The 2017-18 edition of the race will feature the same sail wardrobe as last time, with the addition of a J0. After the experience of the 2014-15 race, it was clear that the existing inventory lacked a working sail area in the 9-14 knot wind range and a new sail was added to the inventory for the light to medium upwind breeze,
“The sails will continue to be reliable, that is a big factor. There will be improved flying shapes based on what has been learned about the boats and a customised wardrobe depending on the race route” – Nick Bice
At 2.14m (7ft), this is the attachment point on the front of the boat for the gennakers to be flown from (large downwind sails). This could also be considered the area for the adrenalin junkies - if you want to get buried in water and run the risk of being swept down the deck then bowman is the job for you.
Twin asymmetric daggerboards are used in conjunction with the canting keel to improve the boats direction or stability.
By canting the keel to 40 degrees, it would be the equivalent of putting a rugby team on the side of the boat to improve the boats performance. It can also be used to self right the boat in the event of a capsize.
The keel and bulb together weigh up to 5, 241 kg which is approximately the weight of three rhinos.
Twin rudders allow better traction when sailing the boat at high angles of heel. They also provide a redundancy should one get damaged.
Twin steering wheels give the helm a better view when driving with an elevated position.
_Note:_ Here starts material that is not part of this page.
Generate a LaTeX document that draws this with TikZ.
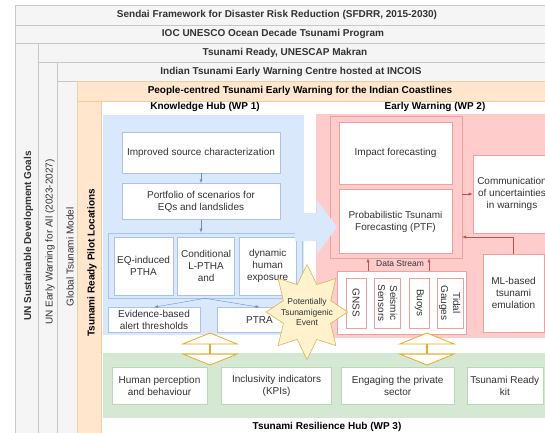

As with the rudders, having two wheels also provides redundancy if one gets broken.
There are three winch pedestals which all have the ability to be linked together. This allows for maximum drive to any of the connected winches. They can also be used independently. For example, the aft one will predominantly control the mainsheet plus sailing hydraulics. The middle winch pedestal can be used for trimming the jib whilst the forward one is mainly connected to the pit winch.
Also known as the sailor’s front door, this is how sailors access the quarter below deck. The hatches can be sealed in the event of a capsize or can be replaced with washboards whilst sailing in rough conditions to prevent water washing inside the boat from the cockpit.
The newly designed antenna farm, set to be a huge improvement from the previous version, carries all of the communications antennas plus a large portion of the safety gear such as life rafts and man overboard modules.
This is the escape hatch in the event of a capsize.
A new feature in the 2017-18 edition, the hydro-generator is a propeller which you drop over the back of the boat. It spins around with the water flowing, generating electricity which feeds the batteries on the boat. This will therefore act as a back-up power source to the Volvo Penta engine.
Fixed camera positions and microphones on board. New cameras have been added to the bow and spreader for the 2017-18 edition.
Lightweight bunks, a basic toilet, a two-burner hob to heat freeze-dried food and a nav station where the race strategy is planned.